Daily Israel Report

Bahrain Becomes First Arab Country to Blacklist Hizbullah

Bahrain became the first Arab country to blacklist Hizbullah as a terrorist organization, citing its training of radical Shiite groups.
By Elad Benari
First Publish: 4/10/2013, 3:15 AM

Hizbullah supporters take part in demonstration in Tyre
Hizbullah supporters take part in demonstration in Tyre
AFP/Mahmoud Zayyat

Bahrain on Tuesday became the first Arab country to blacklist Hizbullah as a terrorist organization, the Al Arabiya network reports. The move came a week after the Bahraini parliament voted to label the group a terrorist organization.

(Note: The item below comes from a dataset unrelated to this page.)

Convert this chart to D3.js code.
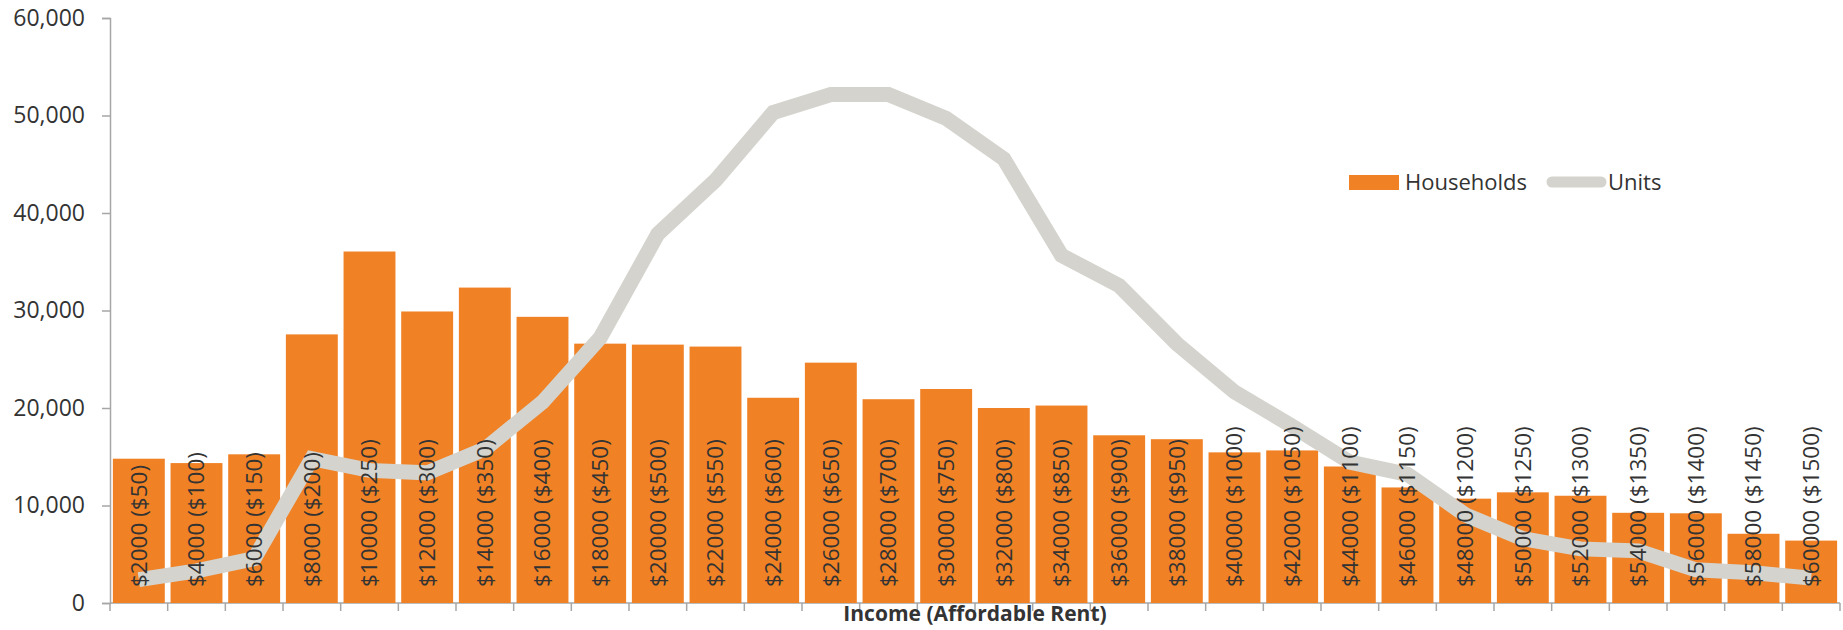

Its alleged backing and training of radical Shiite groups against Bahrain was the main reason given for the decision, the report said.

The Bahraini cabinet has tasked the interior and foreign ministries with implementing the decision.

“The measure is to protect Bahrain’s security and stability from Hezbollah’s threats,” Bahraini MP Adil al-Asoumi told Al Arabiya.

There is evidence that Hizbulah is instigating violence against the government in Bahrain, Asoumi added.

Intelligence has been gathered from defected Syrian soldiers, who had previously “trained Bahraini cells, with Hizbullah backing, to carry out terrorist operations in the country,” Asoumi said.

The regime in Damascus has long been backed by its regional allies Hizbullah and Iran, who are both considered enemies of Manama.

“When we were in Syrian refugee camps in Turkey, we met with defected Syrian soldiers. They told us that in the past years, the Syrian regime was conspiring against the people of Bahrain” in coordination with Iran and Hizbullah, Abdulhalim Murad, deputy head of Bahrain’s Islamist al-Asala bloc, told Al Arabiya.

Hizbullah is not only a threat to Bahrain, but the rest of the Gulf region, so “we call on our Gulf brethren to confront the terrorist organization to secure Gulf security,” said Asoumi.

In November, Bahraini police arrested four suspects in connection with bombings that killed two Asian expatriates in the capital Manama and fingered Hizbullah as being behind the attacks.

In recent months, pressure on the European Union to add Hizbullah to the list of recognized terror groups has increased, particularly since Bulgaria named the terror group as being behind the terrorist attack in Burgas last July, in which five Israelis were killed.

However, diplomats have indicated that it is unlikely that Europe will name Hizbullah a terrorist organization because of its political strength in Lebanon.